I felt the usual sense of embarressment and worthlessness begin to creep into my mind, then something interesting happened. I observed everything instead. I listened and I saw and felt how I was feeling. I was able to have a sort of outer body experience about the whole thing, and while there, I asked myself not only how I was feeling, but that the usual feeling was not one that I was choosing to accept today.

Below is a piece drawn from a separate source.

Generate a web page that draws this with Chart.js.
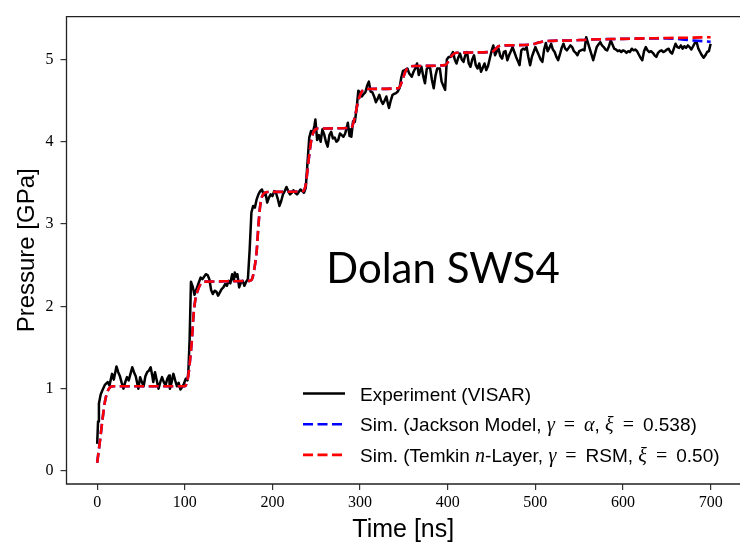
<!DOCTYPE html>
<html>
<head>
<meta charset="utf-8">
<script src="https://cdn.jsdelivr.net/npm/chart.js@4.4.0/dist/chart.umd.min.js"></script>
<style>
  body { margin: 0; background: #fff; }
</style>
</head>
<body>
<canvas id="myChart" width="740" height="549"></canvas>
<script>
// VISAR record (time in ns, pressure in GPa)
const expTime = [
  0, 1, 2, 4, 6, 9, 12, 14, 17, 19,
  22, 24, 26, 28, 30, 32, 34, 36, 38, 40,
  42, 44, 46, 47, 49, 51, 53, 55, 57, 59,
  61, 63, 64, 66, 68, 70, 72, 74, 76, 78,
  80, 82, 83, 85, 87, 89, 91, 93, 95, 97,
  99, 101, 103, 104, 105.5, 107, 109, 111, 113, 116,
  118, 120, 122, 124, 126, 128, 130, 132, 134, 136,
  138, 140, 142, 144, 146, 148, 150, 152, 154, 156,
  157, 159, 160, 162, 164, 166, 168, 170, 172, 174,
  176, 178, 180, 182, 184, 186, 188, 190, 192, 194,
  196, 198, 200, 202, 204, 206, 208, 210, 212, 214,
  216, 218, 220, 222, 224, 226, 228, 230, 232, 234,
  236, 238, 240, 242, 244, 246, 248, 249, 251, 253,
  255, 257, 259, 261, 263, 265, 267, 269, 271, 273,
  275, 277, 279, 281, 283, 285, 286, 288, 289, 290,
  292, 294, 296, 298, 300, 302, 304, 306, 308, 310,
  312, 314, 316, 318, 320, 322, 324, 326, 328, 330,
  332, 333, 335, 337, 339, 341, 343, 345, 347, 349,
  351, 354, 356, 359, 361, 363, 365, 367, 370, 372,
  374, 376, 378, 380, 382, 384, 386, 388, 391, 393,
  395, 397, 399, 401, 403, 406, 408, 410, 412, 414,
  416, 418, 420, 422, 424, 426, 428, 430, 432, 434,
  436, 438, 440, 442, 444, 446, 448, 450, 452, 454,
  456, 458, 460, 462, 464, 466, 468, 470, 472, 474,
  476, 478, 480, 482, 484, 486, 488, 490, 492, 494,
  496, 498, 500, 502, 504, 506, 508, 510, 512, 514,
  516, 518, 520, 522, 524, 526, 528, 530, 532, 534,
  536, 538, 540, 542, 544, 546, 548, 550, 552, 554,
  556, 558, 560, 562, 564, 566, 568, 570, 572, 574,
  576, 578, 580, 582, 584, 586, 588, 590, 592, 594,
  596, 598, 600, 602, 604, 606, 608, 610, 612, 614,
  616, 618, 620, 622, 624, 626, 628, 630, 632, 634,
  636, 638, 640, 642, 644, 646, 648, 650, 652, 654,
  656, 658, 660, 662, 664, 666, 668, 670, 672, 674,
  676, 678, 680, 682, 684, 686, 688, 690, 692, 694,
  696, 698, 700
];
const expPressure = [
  0.33, 0.60, 0.82, 0.93, 0.98, 1.05, 1.08, 1.04, 1.18, 1.11,
  1.27, 1.20, 1.15, 1.07, 1.00, 1.08, 1.14, 1.10, 1.18, 1.26,
  1.20, 1.15, 1.05, 1.00, 1.14, 1.08, 1.03, 1.15, 1.20, 1.22,
  1.26, 1.15, 1.08, 1.20, 1.10, 1.00, 1.08, 1.14, 1.08, 1.04,
  1.12, 1.16, 1.00, 1.08, 1.18, 1.10, 1.03, 1.07, 0.99, 1.02,
  1.06, 1.12, 1.10, 1.20, 1.60, 2.30, 2.24, 2.14, 2.20, 2.29,
  2.35, 2.33, 2.36, 2.39, 2.38, 2.33, 2.20, 2.15, 2.19, 2.18,
  2.13, 2.17, 2.21, 2.23, 2.27, 2.25, 2.31, 2.28, 2.39, 2.31,
  2.41, 2.36, 2.39, 2.23, 2.29, 2.31, 2.25, 2.30, 2.33, 2.69,
  3.14, 3.22, 3.20, 3.30, 3.36, 3.40, 3.42, 3.35, 3.38, 3.26,
  3.32, 3.36, 3.34, 3.40, 3.38, 3.31, 3.22, 3.28, 3.36, 3.40,
  3.45, 3.40, 3.36, 3.38, 3.41, 3.38, 3.36, 3.39, 3.42, 3.40,
  3.38, 3.44, 3.75, 4.05, 4.13, 4.10, 4.20, 4.27, 4.02, 4.08,
  4.00, 4.15, 4.09, 4.00, 3.94, 4.08, 4.12, 4.04, 4.05, 4.00,
  4.02, 4.10, 4.08, 4.06, 4.10, 4.18, 4.23, 4.07, 4.15, 4.06,
  4.25, 4.24, 4.40, 4.62, 4.60, 4.55, 4.58, 4.60, 4.68, 4.73,
  4.61, 4.60, 4.55, 4.48, 4.52, 4.57, 4.50, 4.46, 4.50, 4.55,
  4.45, 4.41, 4.50, 4.57, 4.58, 4.59, 4.61, 4.65, 4.78, 4.86,
  4.87, 4.89, 4.83, 4.79, 4.85, 4.89, 4.95, 4.81, 4.91, 4.80,
  4.71, 4.88, 4.91, 4.89, 4.75, 4.65, 4.80, 4.89, 4.89, 4.73,
  4.68, 4.63, 5.00, 5.03, 5.03, 5.09, 5.00, 4.95, 5.02, 5.07,
  5.00, 4.97, 5.05, 5.09, 4.95, 4.91, 5.00, 5.05, 4.93, 4.89,
  4.95, 4.85, 4.90, 4.95, 4.87, 4.92, 5.01, 5.10, 5.17, 5.05,
  5.10, 5.13, 5.04, 5.01, 5.09, 5.10, 4.99, 5.05, 5.10, 5.15,
  5.09, 5.03, 4.98, 4.93, 5.11, 5.13, 5.12, 5.15, 5.03, 4.93,
  5.03, 5.09, 5.15, 5.10, 5.05, 5.00, 4.97, 5.12, 5.20, 5.10,
  5.14, 5.19, 5.12, 5.09, 5.03, 4.99, 5.06, 5.14, 5.19, 5.13,
  5.11, 5.14, 5.17, 5.15, 5.10, 5.08, 5.05, 5.10, 5.11, 5.12,
  5.11, 5.27, 5.20, 5.13, 5.06, 4.99, 5.07, 5.15, 5.18, 5.21,
  5.17, 5.15, 5.12, 5.11, 5.16, 5.23, 5.18, 5.13, 5.12, 5.10,
  5.11, 5.09, 5.11, 5.10, 5.08, 5.10, 5.09, 5.13, 5.11, 5.12,
  5.10, 5.06, 5.02, 4.99, 5.10, 5.15, 5.11, 5.09, 5.10, 5.08,
  5.05, 5.03, 5.08, 5.10, 5.11, 5.09, 5.10, 5.12, 5.13, 5.09,
  5.07, 5.13, 5.19, 5.15, 5.14, 5.17, 5.13, 5.16, 5.14, 5.17,
  5.15, 5.12, 5.16, 5.20, 5.21, 5.13, 5.09, 5.05, 5.02, 5.05,
  5.09, 5.10, 5.19
];

// simulated pressure histories, shared time base
const simTime = [
  0, 3, 6, 9, 12, 15, 18,
  100, 102, 104, 106, 108, 110, 112, 115, 118, 122,
  174, 177, 180, 182, 184, 186, 188, 191, 195,
  235, 238, 241, 244, 247, 252,
  290, 294, 298, 302, 307,
  344, 348, 352, 356, 362,
  397, 401, 405, 410,
  450, 454, 458, 464,
  496, 502, 510,
  540, 560, 600, 650, 680, 700
];
const temkinPressure = [
  0.10, 0.35, 0.62, 0.85, 0.97, 1.02, 1.03,
  1.03, 1.06, 1.16, 1.35, 1.58, 1.90, 2.08, 2.20, 2.27, 2.30,
  2.31, 2.34, 2.50, 2.67, 2.98, 3.22, 3.33, 3.38, 3.39,
  3.40, 3.48, 3.75, 4.00, 4.12, 4.16,
  4.17, 4.30, 4.50, 4.61, 4.64,
  4.65, 4.74, 4.86, 4.91, 4.92,
  4.93, 4.98, 5.05, 5.08,
  5.09, 5.12, 5.16, 5.17,
  5.18, 5.20, 5.22,
  5.23, 5.24, 5.25, 5.26, 5.265, 5.27
];
const jacksonPressure = [
  0.10, 0.35, 0.62, 0.85, 0.97, 1.02, 1.03,
  1.03, 1.06, 1.16, 1.35, 1.58, 1.90, 2.08, 2.20, 2.27, 2.30,
  2.31, 2.34, 2.50, 2.67, 2.98, 3.22, 3.33, 3.38, 3.39,
  3.40, 3.48, 3.75, 4.00, 4.12, 4.16,
  4.17, 4.30, 4.50, 4.61, 4.64,
  4.65, 4.74, 4.86, 4.91, 4.92,
  4.93, 4.98, 5.05, 5.08,
  5.09, 5.12, 5.16, 5.17,
  5.18, 5.20, 5.22,
  5.23, 5.24, 5.25, 5.255, 5.23, 5.215
];

const xTicks = [0, 100, 200, 300, 400, 500, 600, 700];
const yTicks = [0, 1, 2, 3, 4, 5];

const plotTitle = 'Dolan SWS4';
const sansFont = "'Liberation Sans', Arial, sans-serif";
const serifFont = "'Liberation Serif', 'DejaVu Serif', serif";

// legend rows: pieces of text with their own font ('rm' text, 'it' math italic, 'op' math operator)
const legendRows = [
  { color: '#000000', dash: [], parts: [['Experiment (VISAR)', 'rm']] },
  { color: '#0000ff', dash: [10, 4.5], parts: [
    ['Sim. (Jackson Model, ', 'rm'], ['γ', 'it'], ['=', 'op'], ['α', 'it'],
    [', ', 'rm'], ['ξ', 'it'], ['=', 'op'], ['0.538)', 'rm']] },
  { color: '#ff0000', dash: [10, 4.5], parts: [
    ['Sim. (Temkin ', 'rm'], ['n', 'it'], ['-Layer, ', 'rm'], ['γ', 'it'], ['=', 'op'],
    ['RSM, ', 'rm'], ['ξ', 'it'], ['=', 'op'], ['0.50)', 'rm']] }
];
const partFonts = {
  rm: '19px ' + sansFont,
  it: 'italic 20px ' + serifFont,
  op: '20px ' + serifFont
};

const overlay = {
  id: 'overlay',
  afterDatasetsDraw(chart) {
    const c = chart.ctx;
    const a = chart.chartArea;
    c.save();
    // frame: the right edge sits just past the canvas
    c.strokeStyle = '#222';
    c.lineWidth = 1.3;
    c.beginPath();
    c.moveTo(a.right, a.top);
    c.lineTo(a.left, a.top);
    c.lineTo(a.left, a.bottom);
    c.lineTo(a.right, a.bottom);
    c.stroke();

    // big label in the middle of the plot
    c.fillStyle = '#000';
    c.font = "42px Lato, 'Open Sans', sans-serif";
    c.textAlign = 'center';
    c.textBaseline = 'alphabetic';
    c.fillText(plotTitle, 443, 283);

    // legend, lower right
    c.textAlign = 'left';
    legendRows.forEach((row, i) => {
      const y = 393.5 + i * 30.7;
      c.strokeStyle = row.color;
      c.lineWidth = 2.6;
      c.setLineDash(row.dash);
      c.beginPath();
      c.moveTo(303, y);
      c.lineTo(345, y);
      c.stroke();
      c.setLineDash([]);
      let x = 360;
      row.parts.forEach(([txt, kind]) => {
        c.font = partFonts[kind];
        if (kind === 'op') x += 9;
        c.fillText(txt, x, y + 7);
        x += c.measureText(txt).width;
        if (kind === 'op') x += 9;
      });
    });
    c.restore();
  }
};

const tickFont = { family: serifFont, size: 16 };
const titleFont = { family: sansFont, size: 25 };

const ctx = document.getElementById('myChart').getContext('2d');
const myChart = new Chart(ctx, {
  type: 'line',
  data: {
    datasets: [
      {
        label: 'Experiment (VISAR)',
        data: expTime.map((t, i) => ({ x: t, y: expPressure[i] })),
        borderColor: '#000',
        borderWidth: 2.5,
        borderJoinStyle: 'round',
        pointRadius: 0,
        order: 2
      },
      {
        label: 'Sim. (Jackson Model)',
        data: simTime.map((t, i) => ({ x: t, y: jacksonPressure[i] })),
        borderColor: '#0000ff',
        borderWidth: 2.6,
        borderDash: [10, 4.5],
        cubicInterpolationMode: 'monotone',
        pointRadius: 0,
        order: 1
      },
      {
        label: 'Sim. (Temkin n-Layer)',
        data: simTime.map((t, i) => ({ x: t, y: temkinPressure[i] })),
        borderColor: '#ff0000',
        borderWidth: 2.6,
        borderDash: [10, 4.5],
        cubicInterpolationMode: 'monotone',
        pointRadius: 0,
        order: 0
      }
    ]
  },
  options: {
    responsive: false,
    animation: false,
    devicePixelRatio: 1,
    layout: { padding: { top: 7, right: 0, bottom: 0, left: 0 } },
    plugins: {
      legend: { display: false },
      tooltip: { enabled: false }
    },
    scales: {
      x: {
        type: 'linear',
        min: -35,
        max: 733.5,
        afterBuildTicks: s => { s.ticks = xTicks.map(v => ({ value: v })); },
        afterFit: s => { s.height = 65; },
        grid: { drawOnChartArea: false, tickLength: 6, tickColor: '#333', lineWidth: 1.2 },
        border: { display: false },
        ticks: { font: tickFont, color: '#000', padding: 3, maxRotation: 0 },
        title: { display: true, text: 'Time [ns]', font: titleFont, color: '#000', padding: { top: 0, bottom: 4 } }
      },
      y: {
        type: 'linear',
        min: -0.158,
        max: 5.52,
        afterBuildTicks: s => { s.ticks = yTicks.map(v => ({ value: v })); },
        afterFit: s => { s.width = 66.5; },
        grid: { drawOnChartArea: false, tickLength: 6, tickColor: '#333', lineWidth: 1.2 },
        border: { display: false },
        ticks: { font: tickFont, color: '#000', padding: 7 },
        title: { display: true, text: 'Pressure [GPa]', font: { family: sansFont, size: 24 }, color: '#000', padding: { top: 13, bottom: 0 } }
      }
    }
  },
  plugins: [overlay]
});
</script>
</body>
</html>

Instead I asked myself how can I change this outcome in the future? How am I going to act the next time someone wants to get something free or for cheap from my expensive working ass! Lol!
Getting on with it
It is one of those things where after such a long time, and by this I mean decades of doing things with the play of common thoughts...you reach moments where the record shifts and changes its rhythm. You stop believing everything you think and thank god for that. You also stop considering anyone elses constant verbage that rhymes with garbage btw! Opening up thoughts to words like...suppose or what if is so excillerating!But one of the very big things learned this year came from a friend. He and another friend of mine met through me, and proceeded to have a good relationship. This went on until he pushed his luck with her goodwill. He literally pushed into her privacy and thought that his folksy nature could heal all ills. She was pissed and gave him the back the devil kneeds. (I think that that is the phrase?!) Anyway, she talked to me about him and he talked to me about her...and I was particularly not up to hearing any side! But nonetheless, there I was trying to appease them both.When he started going on and on, I realised something quite big. He was already past the situation. He had come to terms with the fact that they argued. He saw it as a tiff. I felt in my mind that she was taking it way further and feeling way angrier than he realised.
I asked with trepidation...but suppose she doesn't want to make up with you? Suppose that this is it?
He replied, nah, and if it is, I will always be ok with her.
With that, I came to the most unexpected conclusion.
So what?
SO what is the big revelation? Yes, so what is a big, big deal! It is a big deal because I have always been of the persuasion that sometimes you can't go back. You can't blow something up and expect that it can come back together. It is not an unrealistic view. However, with his actions and words, I saw that sometimes when you blow up the bridge, it can blow up. it can slinter into a million pieces and you can be alright.
It can be appropriate. It can be all that smoke and noise and then it can and does calm down and life hasn't ended.
Waw!
So many times when something that you hold on to inevitably breaks apart. It just does, and many times, it is the breaking apart that creates the growth that is so necessary for all involved.